___ DATA ___
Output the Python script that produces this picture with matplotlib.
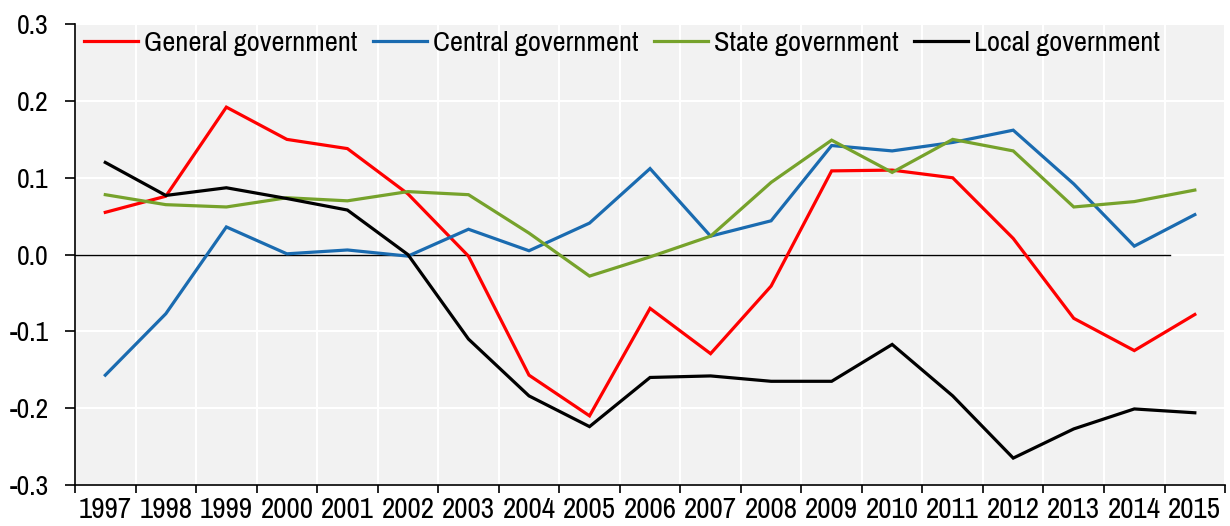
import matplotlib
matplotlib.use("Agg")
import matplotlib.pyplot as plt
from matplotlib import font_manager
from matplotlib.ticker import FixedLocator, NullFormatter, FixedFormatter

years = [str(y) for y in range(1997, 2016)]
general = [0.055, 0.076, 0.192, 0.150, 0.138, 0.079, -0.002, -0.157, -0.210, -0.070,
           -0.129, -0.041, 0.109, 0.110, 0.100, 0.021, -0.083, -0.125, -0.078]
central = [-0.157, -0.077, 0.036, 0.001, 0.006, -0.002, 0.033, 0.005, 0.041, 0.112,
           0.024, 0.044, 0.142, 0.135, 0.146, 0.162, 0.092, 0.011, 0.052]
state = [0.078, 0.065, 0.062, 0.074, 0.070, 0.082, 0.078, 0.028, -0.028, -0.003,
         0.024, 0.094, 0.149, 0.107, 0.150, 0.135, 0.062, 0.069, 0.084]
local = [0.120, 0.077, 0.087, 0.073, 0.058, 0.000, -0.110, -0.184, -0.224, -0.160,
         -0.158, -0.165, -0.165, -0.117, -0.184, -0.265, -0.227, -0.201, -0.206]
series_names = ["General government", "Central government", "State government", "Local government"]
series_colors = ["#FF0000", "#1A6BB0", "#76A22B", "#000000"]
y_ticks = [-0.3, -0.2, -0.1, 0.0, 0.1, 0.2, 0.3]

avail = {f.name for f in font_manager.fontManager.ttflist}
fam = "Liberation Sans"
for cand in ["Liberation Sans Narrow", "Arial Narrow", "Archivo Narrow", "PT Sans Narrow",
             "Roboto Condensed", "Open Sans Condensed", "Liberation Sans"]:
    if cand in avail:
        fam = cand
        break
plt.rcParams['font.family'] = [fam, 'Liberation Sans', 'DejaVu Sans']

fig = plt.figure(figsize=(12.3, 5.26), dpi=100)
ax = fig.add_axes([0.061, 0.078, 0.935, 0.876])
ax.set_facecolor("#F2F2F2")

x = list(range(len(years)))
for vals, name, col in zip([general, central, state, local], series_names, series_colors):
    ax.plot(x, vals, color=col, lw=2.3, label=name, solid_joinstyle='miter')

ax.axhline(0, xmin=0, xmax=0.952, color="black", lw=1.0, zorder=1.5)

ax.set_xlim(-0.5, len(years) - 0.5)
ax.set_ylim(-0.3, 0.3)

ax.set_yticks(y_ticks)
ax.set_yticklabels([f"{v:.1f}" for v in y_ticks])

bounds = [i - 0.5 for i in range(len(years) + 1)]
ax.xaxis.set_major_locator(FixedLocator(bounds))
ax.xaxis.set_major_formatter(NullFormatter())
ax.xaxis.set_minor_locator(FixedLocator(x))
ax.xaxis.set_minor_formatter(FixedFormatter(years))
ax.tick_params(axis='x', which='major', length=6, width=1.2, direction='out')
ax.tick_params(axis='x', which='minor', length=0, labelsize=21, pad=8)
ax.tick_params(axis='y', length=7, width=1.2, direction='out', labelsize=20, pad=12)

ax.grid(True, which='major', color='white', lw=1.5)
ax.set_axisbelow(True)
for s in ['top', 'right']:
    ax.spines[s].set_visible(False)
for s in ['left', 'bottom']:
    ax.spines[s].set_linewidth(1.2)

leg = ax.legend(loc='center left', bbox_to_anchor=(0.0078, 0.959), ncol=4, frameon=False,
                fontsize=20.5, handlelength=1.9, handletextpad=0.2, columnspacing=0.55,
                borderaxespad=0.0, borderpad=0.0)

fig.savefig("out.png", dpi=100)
___
**WHAT NEEDS TO BE DONE:**
Every line above should be returned exactly; the pictures stay out.

**TASK RESPONSE:**
Output the Python script that produces this picture with matplotlib.
import matplotlib
matplotlib.use("Agg")
import matplotlib.pyplot as plt
from matplotlib import font_manager
from matplotlib.ticker import FixedLocator, NullFormatter, FixedFormatter

years = [str(y) for y in range(1997, 2016)]
general = [0.055, 0.076, 0.192, 0.150, 0.138, 0.079, -0.002, -0.157, -0.210, -0.070,
           -0.129, -0.041, 0.109, 0.110, 0.100, 0.021, -0.083, -0.125, -0.078]
central = [-0.157, -0.077, 0.036, 0.001, 0.006, -0.002, 0.033, 0.005, 0.041, 0.112,
           0.024, 0.044, 0.142, 0.135, 0.146, 0.162, 0.092, 0.011, 0.052]
state = [0.078, 0.065, 0.062, 0.074, 0.070, 0.082, 0.078, 0.028, -0.028, -0.003,
         0.024, 0.094, 0.149, 0.107, 0.150, 0.135, 0.062, 0.069, 0.084]
local = [0.120, 0.077, 0.087, 0.073, 0.058, 0.000, -0.110, -0.184, -0.224, -0.160,
         -0.158, -0.165, -0.165, -0.117, -0.184, -0.265, -0.227, -0.201, -0.206]
series_names = ["General government", "Central government", "State government", "Local government"]
series_colors = ["#FF0000", "#1A6BB0", "#76A22B", "#000000"]
y_ticks = [-0.3, -0.2, -0.1, 0.0, 0.1, 0.2, 0.3]

avail = {f.name for f in font_manager.fontManager.ttflist}
fam = "Liberation Sans"
for cand in ["Liberation Sans Narrow", "Arial Narrow", "Archivo Narrow", "PT Sans Narrow",
             "Roboto Condensed", "Open Sans Condensed", "Liberation Sans"]:
    if cand in avail:
        fam = cand
        break
plt.rcParams['font.family'] = [fam, 'Liberation Sans', 'DejaVu Sans']

fig = plt.figure(figsize=(12.3, 5.26), dpi=100)
ax = fig.add_axes([0.061, 0.078, 0.935, 0.876])
ax.set_facecolor("#F2F2F2")

x = list(range(len(years)))
for vals, name, col in zip([general, central, state, local], series_names, series_colors):
    ax.plot(x, vals, color=col, lw=2.3, label=name, solid_joinstyle='miter')

ax.axhline(0, xmin=0, xmax=0.952, color="black", lw=1.0, zorder=1.5)

ax.set_xlim(-0.5, len(years) - 0.5)
ax.set_ylim(-0.3, 0.3)

ax.set_yticks(y_ticks)
ax.set_yticklabels([f"{v:.1f}" for v in y_ticks])

bounds = [i - 0.5 for i in range(len(years) + 1)]
ax.xaxis.set_major_locator(FixedLocator(bounds))
ax.xaxis.set_major_formatter(NullFormatter())
ax.xaxis.set_minor_locator(FixedLocator(x))
ax.xaxis.set_minor_formatter(FixedFormatter(years))
ax.tick_params(axis='x', which='major', length=6, width=1.2, direction='out')
ax.tick_params(axis='x', which='minor', length=0, labelsize=21, pad=8)
ax.tick_params(axis='y', length=7, width=1.2, direction='out', labelsize=20, pad=12)

ax.grid(True, which='major', color='white', lw=1.5)
ax.set_axisbelow(True)
for s in ['top', 'right']:
    ax.spines[s].set_visible(False)
for s in ['left', 'bottom']:
    ax.spines[s].set_linewidth(1.2)

leg = ax.legend(loc='center left', bbox_to_anchor=(0.0078, 0.959), ncol=4, frameon=False,
                fontsize=20.5, handlelength=1.9, handletextpad=0.2, columnspacing=0.55,
                borderaxespad=0.0, borderpad=0.0)

fig.savefig("out.png", dpi=100)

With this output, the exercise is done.